Open a can, make dinner. Done in 20 minutes, no excuses needed.

Weeknight Butter Bean and Tomato Skillet
Photo by Olena Islamkina on Pexels
Total
20 min
Prep
5 min
Cook
15 min
Serves
4
Difficulty
easy

This is the recipe for the night when you're staring into the pantry hoping something will just tell you what to do. Butter beans and canned tomatoes are the answer — they're already there, they need almost nothing, and they come together in one pan in about 20 minutes. The result is a saucy, garlicky, slightly smoky skillet that feels more intentional than it has any right to. Serve it with crusty bread to mop up the sauce, or spoon it over rice if that's what's easiest. Honest expectation: it's humble, hearty, and completely satisfying.

Ingredients

  • 2 tbsp olive oil
  • 5 unit garlic cloves — thinly sliced or minced
  • 0.5 tsp crushed red pepper flakes — adjust to taste
  • 1 tsp smoked paprika
  • 1 unit 14.5 oz can diced tomatoes — with juices
  • 2 unit 15 oz cans butter beans — drained and rinsed
  • 0.5 cup vegetable broth — or water in a pinch
  • 1 tsp kosher salt — plus more to taste
  • 0.5 tsp black pepper
  • 2 cup baby spinach — loosely packed; optional but recommended
  • 1 tbsp lemon juice — about half a lemon
  • 0.25 cup fresh parsley — roughly chopped; optional garnish

Method

  1. 1 Heat the olive oil in a large skillet over medium heat until it shimmers, about 1 minute.
  2. 2 Add the garlic and red pepper flakes. Cook, stirring frequently, for 1–2 minutes until the garlic is fragrant and just starting to turn golden. Don't walk away — garlic burns fast.
  3. 3 Stir in the smoked paprika and cook for 30 seconds to bloom the spice.
  4. 4 Pour in the canned tomatoes with their juices and stir to combine. Let it simmer for 3 minutes, breaking up any large tomato chunks with your spoon.
  5. 5 Add the drained butter beans and vegetable broth.

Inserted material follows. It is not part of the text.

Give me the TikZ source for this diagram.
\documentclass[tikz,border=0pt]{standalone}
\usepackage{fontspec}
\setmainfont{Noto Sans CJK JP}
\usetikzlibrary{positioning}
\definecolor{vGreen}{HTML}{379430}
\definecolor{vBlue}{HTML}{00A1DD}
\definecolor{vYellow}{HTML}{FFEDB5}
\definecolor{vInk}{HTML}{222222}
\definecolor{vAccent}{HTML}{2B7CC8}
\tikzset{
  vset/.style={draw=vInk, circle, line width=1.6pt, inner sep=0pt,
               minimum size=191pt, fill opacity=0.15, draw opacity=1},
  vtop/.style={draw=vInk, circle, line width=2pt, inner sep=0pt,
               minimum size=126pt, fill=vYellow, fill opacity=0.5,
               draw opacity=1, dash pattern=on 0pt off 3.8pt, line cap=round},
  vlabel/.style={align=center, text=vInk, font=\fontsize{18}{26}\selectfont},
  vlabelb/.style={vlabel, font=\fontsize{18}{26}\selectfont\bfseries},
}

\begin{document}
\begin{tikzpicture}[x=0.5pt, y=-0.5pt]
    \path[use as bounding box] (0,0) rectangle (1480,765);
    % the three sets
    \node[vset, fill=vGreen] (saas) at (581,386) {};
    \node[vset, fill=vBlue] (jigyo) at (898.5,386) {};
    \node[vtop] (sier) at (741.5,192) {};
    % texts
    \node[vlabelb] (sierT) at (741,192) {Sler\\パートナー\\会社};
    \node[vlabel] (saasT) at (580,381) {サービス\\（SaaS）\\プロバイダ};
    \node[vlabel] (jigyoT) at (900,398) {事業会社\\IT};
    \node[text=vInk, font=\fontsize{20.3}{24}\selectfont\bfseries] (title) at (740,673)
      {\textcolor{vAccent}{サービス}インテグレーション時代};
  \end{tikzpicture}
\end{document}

Season with salt and pepper. Stir everything together and bring to a gentle simmer.
  6. 6 Cook uncovered for 6–8 minutes, stirring occasionally, until the sauce has thickened slightly and the beans are warmed through and starting to absorb the flavors.
  7. 7 Stir in the baby spinach (if using) and cook for 1 minute until wilted.
  8. 8 Remove from heat, squeeze in the lemon juice, and taste for seasoning. Adjust salt, pepper, or lemon as needed. Garnish with parsley and serve straight from the pan.

Variations

  • Add sausage — Slice 2 links of Italian sausage and brown them in the skillet before adding the garlic. Remove, build the sauce, then add the sausage back in with the beans. Adds about 5 minutes but makes it more substantial.
  • Even faster with pre-minced garlic — Use 1.5 tsp of jarred minced garlic instead of fresh cloves. It's not as punchy but it shaves off a couple minutes and is completely fine on a weeknight.
  • Swap the beans — Cannellini beans or chickpeas work equally well if you don't have butter beans. Chickpeas hold their shape more; cannellini are creamier and closer to the original.

Notes

Crusty bread is the move here — you want something to drag through the sauce. If you're out of bread, this is also great ladled over rice or with a fried egg on top. The flavors deepen overnight, so leftovers the next day are arguably better. Store in an airtight container in the fridge for up to 4 days.

Equipment that helps

  • Large skillet or sauté pan — A wide pan gives the sauce room to reduce evenly instead of steaming, so you get a thicker, more flavorful result.